I have come to believe very heavily in partnered drill, because there are limits to visualization and partners offer a completely different set of feedback.  It is difficult, for instance, to match a pell's timing, and working with a mix of partners allows someone to understand the minute variations in measure and timing (my son, for instance, has much longer arms and legs than I do, but a slower tempo).  Unfortunately, partnered drill works best in a structured training program, and this is not always an option.  That may be because of lack of partners, lack of time to develop the program, or even something as absurd as always having an odd number of people.  Hard skills are easier to teach and practice solo, because the body gives its own feedback and it is possible to make small discoveries without a partner.  There are many fine SCA knights, including at least one duke of my acquaintance, whose entire training program was basically solo training, and who are mostly self-taught.  Their hard skills are generally so fine-tuned that they automatically close soft-skill gaps.

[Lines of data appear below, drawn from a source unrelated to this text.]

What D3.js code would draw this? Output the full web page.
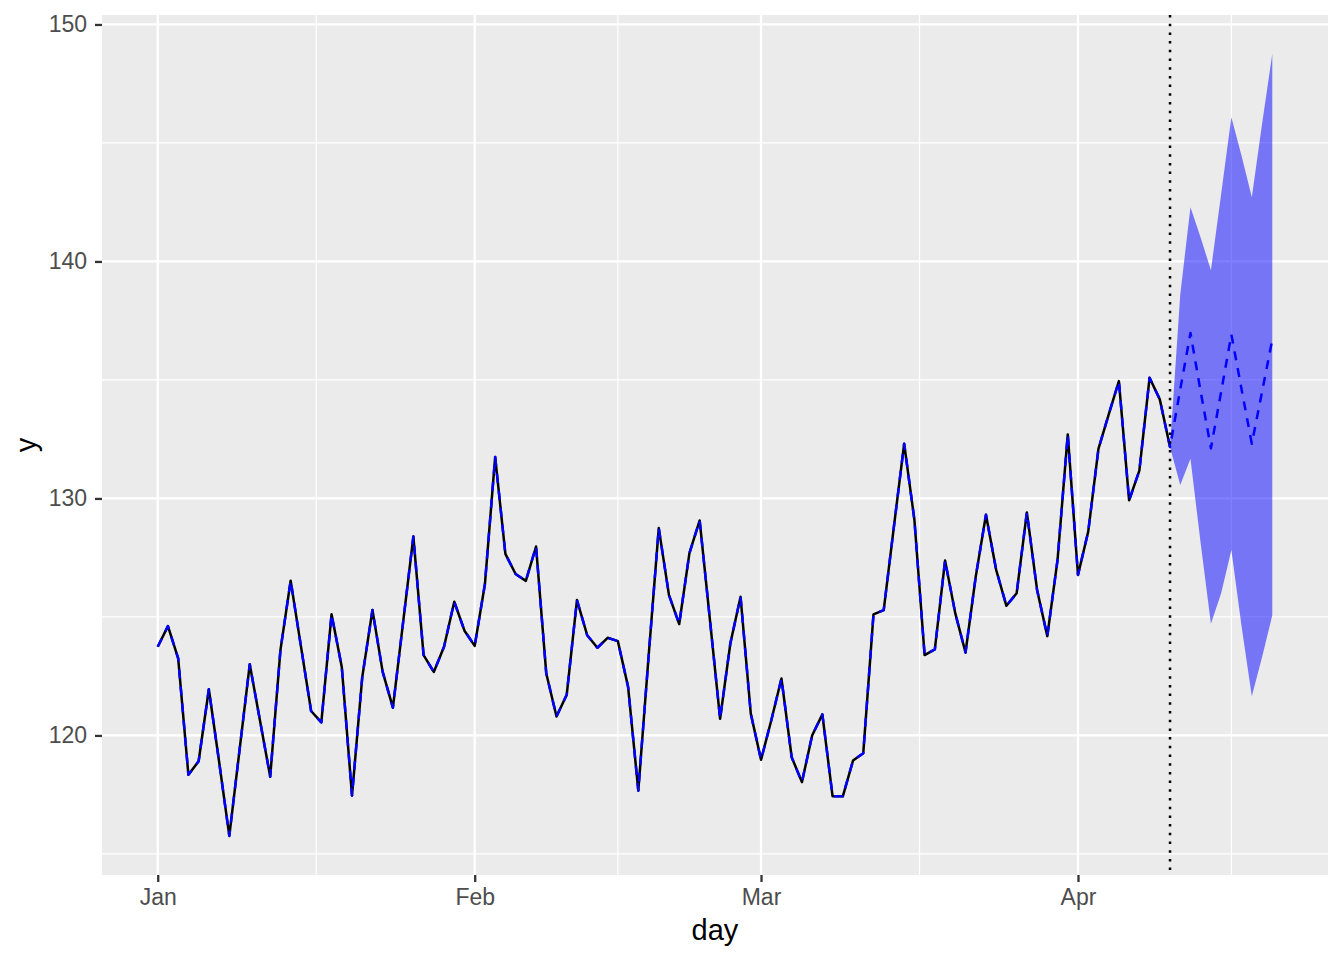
<!DOCTYPE html>
<html><head><meta charset="utf-8">
<script src="https://cdn.jsdelivr.net/npm/d3@7"></script>
<style>body{margin:0;background:#fff}svg{display:block}</style>
</head><body>
<svg id="c" width="1344" height="960"></svg>
<script>
// ---- data ----
const startDate = "2023-01-01";           // first observed day (Jan 1)
const actual = [
 123.74,124.61,123.25,118.34,118.91,121.95,118.90,115.76,119.38,123.00,
 120.63,118.26,123.60,126.53,123.78,121.03,120.55,125.11,122.89,117.46,
 122.45,125.29,122.68,121.17,124.78,128.39,123.39,122.68,123.74,125.64,
 124.42,123.78,126.39,131.75,127.66,126.81,126.52,127.97,122.61,120.80,
 121.72,125.71,124.23,123.70,124.12,123.98,122.05,117.67,123.30,128.75,
 125.92,124.70,127.69,129.07,124.90,120.70,123.88,125.85,120.92,118.97,
 120.63,122.40,119.08,118.03,120.00,120.89,117.43,117.43,118.94,119.25,
 125.11,125.29,128.82,132.31,129.10,123.39,123.63,127.38,125.15,123.50,
 126.70,129.31,126.98,125.47,126.00,129.41,126.14,124.19,127.41,132.70,
 126.77,128.60,132.09,133.54,134.95,129.92,131.17,135.09,134.18,132.17
];
// forecast, Apr 11 .. Apr 20
const forecastMean  = [134.6,136.98,134.5,132.12,134.5,136.92,134.6,132.31,134.5,136.7];
// interval, Apr 10 (last observation) .. Apr 20
const forecastLower = [132.17,130.57,131.67,128.1,124.71,126.0,127.82,124.6,121.65,123.3,125.07];
const forecastUpper = [132.17,138.6,142.29,141.0,139.63,142.85,146.08,144.45,142.71,145.8,148.75];
const monthTicks  = ["2023-01-01","2023-02-01","2023-03-01","2023-04-01"];
const monthLabels = ["Jan","Feb","Mar","Apr"];
const minorXTicks = ["2023-01-16T12:00:00Z","2023-02-15T00:00:00Z","2023-03-16T12:00:00Z","2023-04-16T00:00:00Z"];
const yTicks  = [120,130,140,150];
const yMinor  = [115,125,135,145];
const xTitle = "day", yTitle = "y";

// ---- build ----
const t0 = new Date(startDate + "T00:00:00Z");
const dayOf = i => d3.utcDay.offset(t0, i);
const obs = actual.map((v,i)=>({d:dayOf(i), v}));
const nObs = actual.length;
const fitted = obs.concat(forecastMean.map((v,i)=>({d:dayOf(nObs+i), v})));
const band = forecastLower.map((lo,i)=>({d:dayOf(nObs-1+i), lo, hi:forecastUpper[i]}));

const L=102, R=1328, T=15, B=875;
const xMin = obs[0].d, xMax = fitted[fitted.length-1].d;
const span = xMax - xMin;
const x = d3.scaleUtc().domain([new Date(+xMin - span*0.05), new Date(+xMax + span*0.05)]).range([L,R]);
const allV = actual.concat(forecastMean, forecastLower, forecastUpper);
const [vMin,vMax] = d3.extent(allV);
const vs = vMax - vMin;
const y = d3.scaleLinear().domain([vMin - vs*0.05, vMax + vs*0.05]).range([B,T]);

const svg = d3.select("#c");
const font = "'Liberation Sans', Arial, Helvetica, sans-serif";
svg.append("rect").attr("x",L).attr("y",T).attr("width",R-L).attr("height",B-T).attr("fill","#EBEBEB");
svg.append("defs").append("clipPath").attr("id","clip").append("rect")
  .attr("x",L).attr("y",T).attr("width",R-L).attr("height",B-T);

const grid = svg.append("g");
grid.selectAll(".ymin").data(yMinor).join("line")
  .attr("x1",L).attr("x2",R).attr("y1",d=>y(d)).attr("y2",d=>y(d))
  .attr("stroke","#fff").attr("stroke-width",1.2);
grid.selectAll(".xmin").data(minorXTicks).join("line")
  .attr("y1",T).attr("y2",B).attr("x1",d=>x(new Date(d))).attr("x2",d=>x(new Date(d)))
  .attr("stroke","#fff").attr("stroke-width",1.2);
grid.selectAll(".ymaj").data(yTicks).join("line")
  .attr("x1",L).attr("x2",R).attr("y1",d=>y(d)).attr("y2",d=>y(d))
  .attr("stroke","#fff").attr("stroke-width",2.3);
grid.selectAll(".xmaj").data(monthTicks).join("line")
  .attr("y1",T).attr("y2",B).attr("x1",d=>x(new Date(d+"T00:00:00Z"))).attr("x2",d=>x(new Date(d+"T00:00:00Z")))
  .attr("stroke","#fff").attr("stroke-width",2.3);

const plot = svg.append("g").attr("clip-path","url(#clip)");
plot.append("path").datum(band)
  .attr("d", d3.area().x(d=>x(d.d)).y0(d=>y(d.lo)).y1(d=>y(d.hi)))
  .attr("fill","#0000FF").attr("fill-opacity",0.5);
plot.append("path").datum(obs)
  .attr("d", d3.line().x(d=>x(d.d)).y(d=>y(d.v)))
  .attr("fill","none").attr("stroke","#000").attr("stroke-width",2.5)
  .attr("stroke-linejoin","round");
plot.append("path").datum(fitted)
  .attr("d", d3.line().x(d=>x(d.d)).y(d=>y(d.v)))
  .attr("fill","none").attr("stroke","#0000FF").attr("stroke-width",2.5)
  .attr("stroke-dasharray","9,8").attr("stroke-linejoin","round");
const vx = x(obs[nObs-1].d);
plot.append("line").attr("x1",vx).attr("x2",vx).attr("y1",T).attr("y2",B)
  .attr("stroke","#000").attr("stroke-width",2.5).attr("stroke-dasharray","2.5,6.2");

// axes
const yAxis = svg.append("g").attr("transform",`translate(${L},0)`)
  .call(d3.axisLeft(y).tickValues(yTicks).tickSize(7).tickPadding(8).tickFormat(d3.format("d")));
const xAxis = svg.append("g").attr("transform",`translate(0,${B})`)
  .call(d3.axisBottom(x).tickValues(monthTicks.map(d=>new Date(d+"T00:00:00Z"))).tickSize(7).tickPadding(7)
    .tickFormat((d,i)=>monthLabels[i]));
[yAxis,xAxis].forEach(a=>{
  a.select(".domain").remove();
  a.selectAll(".tick line").attr("stroke","#333333").attr("stroke-width",2.3);
  a.selectAll(".tick text").attr("fill","#4D4D4D").style("font-family",font).style("font-size","23px");
});

svg.append("text").attr("x",(L+R)/2).attr("y",940).attr("text-anchor","middle")
  .style("font-family",font).style("font-size","29px").attr("fill","#000").text(xTitle);
svg.append("text").attr("transform",`translate(36,${(T+B)/2}) rotate(-90)`).attr("text-anchor","middle")
  .style("font-family",font).style("font-size","29px").attr("fill","#000").text(yTitle);
</script>
</body></html>
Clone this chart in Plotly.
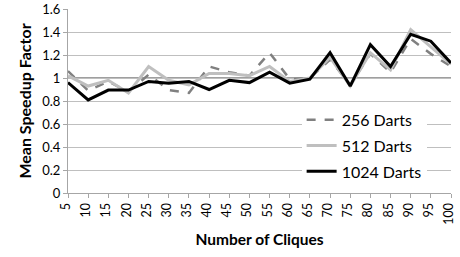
import plotly.graph_objects as go

cliques = [5, 10, 15, 20, 25, 30, 35, 40, 45, 50, 55, 60, 65, 70, 75, 80, 85, 90, 95, 100]
darts_256 = [1.06, 0.89, 0.97, 0.88, 1.03, 0.895, 0.87, 1.10, 1.05, 1.02, 1.22, 0.99, 1.00, 1.16, 0.94, 1.21, 1.05, 1.34, 1.21, 1.10]
darts_512 = [1.02, 0.93, 0.98, 0.87, 1.10, 0.98, 0.94, 1.04, 1.04, 1.02, 1.10, 0.97, 1.00, 1.18, 0.93, 1.22, 1.07, 1.42, 1.27, 1.12]
darts_1024 = [0.96, 0.81, 0.895, 0.895, 0.97, 0.955, 0.97, 0.90, 0.98, 0.96, 1.05, 0.955, 0.99, 1.22, 0.93, 1.29, 1.10, 1.38, 1.32, 1.13]
y_ticks = [0, 0.2, 0.4, 0.6, 0.8, 1, 1.2, 1.4, 1.6]
y_tick_text = ["0", "0.2", "0.4", "0.6", "0.8", "1", "1.2", "1.4", "1.6"]
baseline = 1.0

FONT = "Lato, 'Open Sans', sans-serif"

fig = go.Figure()
fig.add_trace(go.Scatter(x=cliques, y=darts_256, mode="lines", name="256 Darts", legendgroup="a",
                         line=dict(color="#808080", width=2.5, dash="dash"), cliponaxis=False))
fig.add_trace(go.Scatter(x=cliques, y=darts_512, mode="lines", name="512 Darts", legendgroup="b",
                         line=dict(color="#bfbfbf", width=3), cliponaxis=False))
fig.add_trace(go.Scatter(x=cliques, y=darts_1024, mode="lines", name="1024 Darts", legendgroup="c",
                         line=dict(color="#000000", width=3), cliponaxis=False))

fig.add_hline(y=baseline, line=dict(color="#7f7f7f", width=1.5), layer="below")

fig.update_layout(
    width=460, height=257,
    margin=dict(l=68, r=9, t=9, b=64, autoexpand=False),
    paper_bgcolor="white", plot_bgcolor="white",
    font=dict(family=FONT, size=13, color="#000000"),
    showlegend=True,
    legend=dict(x=0.61, y=0.49, xanchor="left", yanchor="top",
                bgcolor="white", font=dict(family=FONT, size=16),
                tracegroupgap=2, itemwidth=30),
    xaxis=dict(
        range=[5, 100], tickvals=cliques, ticktext=[str(c) for c in cliques],
        tickangle=-90, ticks="outside", ticklen=4, tickcolor="#a6a6a6",
        showline=True, linecolor="#a6a6a6", linewidth=1, showgrid=False, zeroline=False,
        tickfont=dict(size=12.5, family=FONT), automargin=False, ticklabelshift=-2,
        title=dict(text="<b>Number of Cliques</b>", font=dict(size=15.5, family=FONT), standoff=10),
    ),
    yaxis=dict(
        range=[0, 1.6], tickvals=y_ticks, ticktext=y_tick_text,
        ticks="outside", ticklen=4, tickcolor="#a6a6a6",
        showline=True, linecolor="#a6a6a6", linewidth=1,
        showgrid=True, gridcolor="#bfbfbf", gridwidth=1, zeroline=False,
        tickfont=dict(size=13, family=FONT), automargin=False,
        title=dict(text="<b>Mean Speedup Factor</b>", font=dict(size=16, family=FONT), standoff=6),
    ),
)

fig.write_html("out.html", post_script="document.body.style.margin='0';",
               config={"displayModeBar": False})
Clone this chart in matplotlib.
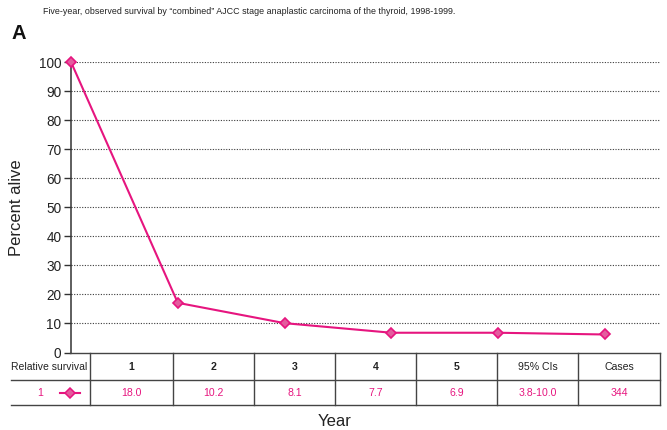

Nevertheless, I believe that having a teacher or study partner is better than not having one, all else equal.  If you are going to do a dedicated program of study, you have to know the thing you are studying, so in the play above, I would of course do mechanics and footwork, but I would also focus on a couple of mutually reinforcing soft skills to pay attention to during slow work and drills, and discuss why they make a difference, in addition to discussing what right looks like.  For instance, in the Fiore play above, turning it into a drill with new combatants, I would focus on measure and "feel" - the sense of blade pressure and leverage - because that play only works at a tip crossing.  That way they get a mechanical discussion - keep your weight-commitment options open on the thrust, make every cut like you mean it - and also a soft-skills lesson that they can immediately see.

This is also where training in variations becomes important: teaching a rigid form of "it must be done this way" or "this is what the play says" doesn't actually capture the spirit of Fiore very well; Fiore's entire philosophy involves training to recognize the moment, make the decision in the moment, and execute the decision, not training to the playbook.  Therefore, training variations helps teach discernment about that moment.  What happens if the swords cross from the opposite side? Can the thrust still work? What happens at different leverage on the blade? What does that feel like? Personally, going into a lesson, I have a few variations thought out ahead of time, but I like to tell students to come up with their own, with my recommendations.

While it absolutely is vital that martial artists learn the "hard" skills, few people study martial arts so they can be the world's greatest at throwing a static punch; they study martial arts so they can learn the secrets that the "soft" skills encapsulate.  Teaching both, together, from the very beginning, will help students cover the ground between where they begin, and where they want to end, faster.